◆ Exercise aim ◆
Repeat the material verbatim and drop the pictures.

◆ Data section ◆

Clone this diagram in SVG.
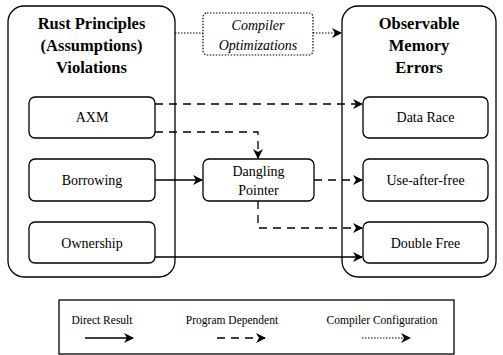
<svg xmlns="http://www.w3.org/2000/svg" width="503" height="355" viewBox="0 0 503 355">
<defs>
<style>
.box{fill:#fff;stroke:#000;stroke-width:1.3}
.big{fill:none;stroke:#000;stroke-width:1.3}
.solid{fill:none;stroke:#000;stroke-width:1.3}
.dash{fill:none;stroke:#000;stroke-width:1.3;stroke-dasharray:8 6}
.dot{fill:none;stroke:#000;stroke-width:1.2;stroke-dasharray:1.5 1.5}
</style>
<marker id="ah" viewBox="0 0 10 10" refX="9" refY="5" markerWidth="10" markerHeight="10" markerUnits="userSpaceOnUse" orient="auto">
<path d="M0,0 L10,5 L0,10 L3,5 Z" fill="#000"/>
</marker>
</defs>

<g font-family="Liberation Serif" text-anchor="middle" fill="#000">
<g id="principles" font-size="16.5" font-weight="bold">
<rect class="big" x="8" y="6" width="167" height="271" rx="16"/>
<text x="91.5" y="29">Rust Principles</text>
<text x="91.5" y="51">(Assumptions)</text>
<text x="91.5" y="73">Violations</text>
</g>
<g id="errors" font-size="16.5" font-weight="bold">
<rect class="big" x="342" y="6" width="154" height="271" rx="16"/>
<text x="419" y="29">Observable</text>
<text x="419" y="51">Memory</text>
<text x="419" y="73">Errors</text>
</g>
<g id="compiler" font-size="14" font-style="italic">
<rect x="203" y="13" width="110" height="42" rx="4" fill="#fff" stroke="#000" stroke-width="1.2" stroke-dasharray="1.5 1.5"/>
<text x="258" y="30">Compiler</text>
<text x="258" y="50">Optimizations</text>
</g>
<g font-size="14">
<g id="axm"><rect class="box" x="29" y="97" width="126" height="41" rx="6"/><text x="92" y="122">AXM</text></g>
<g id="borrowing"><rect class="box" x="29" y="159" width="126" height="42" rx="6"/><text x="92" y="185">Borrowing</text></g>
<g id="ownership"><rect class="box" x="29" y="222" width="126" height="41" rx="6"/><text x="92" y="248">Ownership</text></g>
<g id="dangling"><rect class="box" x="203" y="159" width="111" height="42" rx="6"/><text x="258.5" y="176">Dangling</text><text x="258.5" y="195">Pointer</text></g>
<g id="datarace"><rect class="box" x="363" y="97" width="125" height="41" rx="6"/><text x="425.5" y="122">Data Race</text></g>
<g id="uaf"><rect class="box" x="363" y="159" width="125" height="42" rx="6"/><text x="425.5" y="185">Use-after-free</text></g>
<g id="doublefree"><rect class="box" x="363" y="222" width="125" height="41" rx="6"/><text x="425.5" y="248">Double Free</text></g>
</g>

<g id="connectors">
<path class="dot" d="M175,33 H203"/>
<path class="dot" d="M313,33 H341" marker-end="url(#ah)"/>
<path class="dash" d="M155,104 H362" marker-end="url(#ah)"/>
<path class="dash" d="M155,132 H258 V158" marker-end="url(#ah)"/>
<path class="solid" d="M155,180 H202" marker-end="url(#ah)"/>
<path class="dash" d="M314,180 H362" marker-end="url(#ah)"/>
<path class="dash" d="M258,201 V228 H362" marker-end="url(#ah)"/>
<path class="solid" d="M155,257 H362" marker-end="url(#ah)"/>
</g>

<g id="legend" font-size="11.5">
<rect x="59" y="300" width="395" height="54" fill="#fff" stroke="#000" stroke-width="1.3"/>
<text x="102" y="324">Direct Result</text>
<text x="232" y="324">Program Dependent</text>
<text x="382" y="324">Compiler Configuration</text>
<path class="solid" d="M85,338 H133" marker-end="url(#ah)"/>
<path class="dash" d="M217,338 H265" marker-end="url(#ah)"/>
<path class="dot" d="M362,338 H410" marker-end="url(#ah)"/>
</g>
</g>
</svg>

◆ Response below ◆
Clone this diagram in SVG.
<svg xmlns="http://www.w3.org/2000/svg" width="503" height="355" viewBox="0 0 503 355">
<defs>
<style>
.box{fill:#fff;stroke:#000;stroke-width:1.3}
.big{fill:none;stroke:#000;stroke-width:1.3}
.solid{fill:none;stroke:#000;stroke-width:1.3}
.dash{fill:none;stroke:#000;stroke-width:1.3;stroke-dasharray:8 6}
.dot{fill:none;stroke:#000;stroke-width:1.2;stroke-dasharray:1.5 1.5}
</style>
<marker id="ah" viewBox="0 0 10 10" refX="9" refY="5" markerWidth="10" markerHeight="10" markerUnits="userSpaceOnUse" orient="auto">
<path d="M0,0 L10,5 L0,10 L3,5 Z" fill="#000"/>
</marker>
</defs>

<g font-family="Liberation Serif" text-anchor="middle" fill="#000">
<g id="principles" font-size="16.5" font-weight="bold">
<rect class="big" x="8" y="6" width="167" height="271" rx="16"/>
<text x="91.5" y="29">Rust Principles</text>
<text x="91.5" y="51">(Assumptions)</text>
<text x="91.5" y="73">Violations</text>
</g>
<g id="errors" font-size="16.5" font-weight="bold">
<rect class="big" x="342" y="6" width="154" height="271" rx="16"/>
<text x="419" y="29">Observable</text>
<text x="419" y="51">Memory</text>
<text x="419" y="73">Errors</text>
</g>
<g id="compiler" font-size="14" font-style="italic">
<rect x="203" y="13" width="110" height="42" rx="4" fill="#fff" stroke="#000" stroke-width="1.2" stroke-dasharray="1.5 1.5"/>
<text x="258" y="30">Compiler</text>
<text x="258" y="50">Optimizations</text>
</g>
<g font-size="14">
<g id="axm"><rect class="box" x="29" y="97" width="126" height="41" rx="6"/><text x="92" y="122">AXM</text></g>
<g id="borrowing"><rect class="box" x="29" y="159" width="126" height="42" rx="6"/><text x="92" y="185">Borrowing</text></g>
<g id="ownership"><rect class="box" x="29" y="222" width="126" height="41" rx="6"/><text x="92" y="248">Ownership</text></g>
<g id="dangling"><rect class="box" x="203" y="159" width="111" height="42" rx="6"/><text x="258.5" y="176">Dangling</text><text x="258.5" y="195">Pointer</text></g>
<g id="datarace"><rect class="box" x="363" y="97" width="125" height="41" rx="6"/><text x="425.5" y="122">Data Race</text></g>
<g id="uaf"><rect class="box" x="363" y="159" width="125" height="42" rx="6"/><text x="425.5" y="185">Use-after-free</text></g>
<g id="doublefree"><rect class="box" x="363" y="222" width="125" height="41" rx="6"/><text x="425.5" y="248">Double Free</text></g>
</g>

<g id="connectors">
<path class="dot" d="M175,33 H203"/>
<path class="dot" d="M313,33 H341" marker-end="url(#ah)"/>
<path class="dash" d="M155,104 H362" marker-end="url(#ah)"/>
<path class="dash" d="M155,132 H258 V158" marker-end="url(#ah)"/>
<path class="solid" d="M155,180 H202" marker-end="url(#ah)"/>
<path class="dash" d="M314,180 H362" marker-end="url(#ah)"/>
<path class="dash" d="M258,201 V228 H362" marker-end="url(#ah)"/>
<path class="solid" d="M155,257 H362" marker-end="url(#ah)"/>
</g>

<g id="legend" font-size="11.5">
<rect x="59" y="300" width="395" height="54" fill="#fff" stroke="#000" stroke-width="1.3"/>
<text x="102" y="324">Direct Result</text>
<text x="232" y="324">Program Dependent</text>
<text x="382" y="324">Compiler Configuration</text>
<path class="solid" d="M85,338 H133" marker-end="url(#ah)"/>
<path class="dash" d="M217,338 H265" marker-end="url(#ah)"/>
<path class="dot" d="M362,338 H410" marker-end="url(#ah)"/>
</g>
</g>
</svg>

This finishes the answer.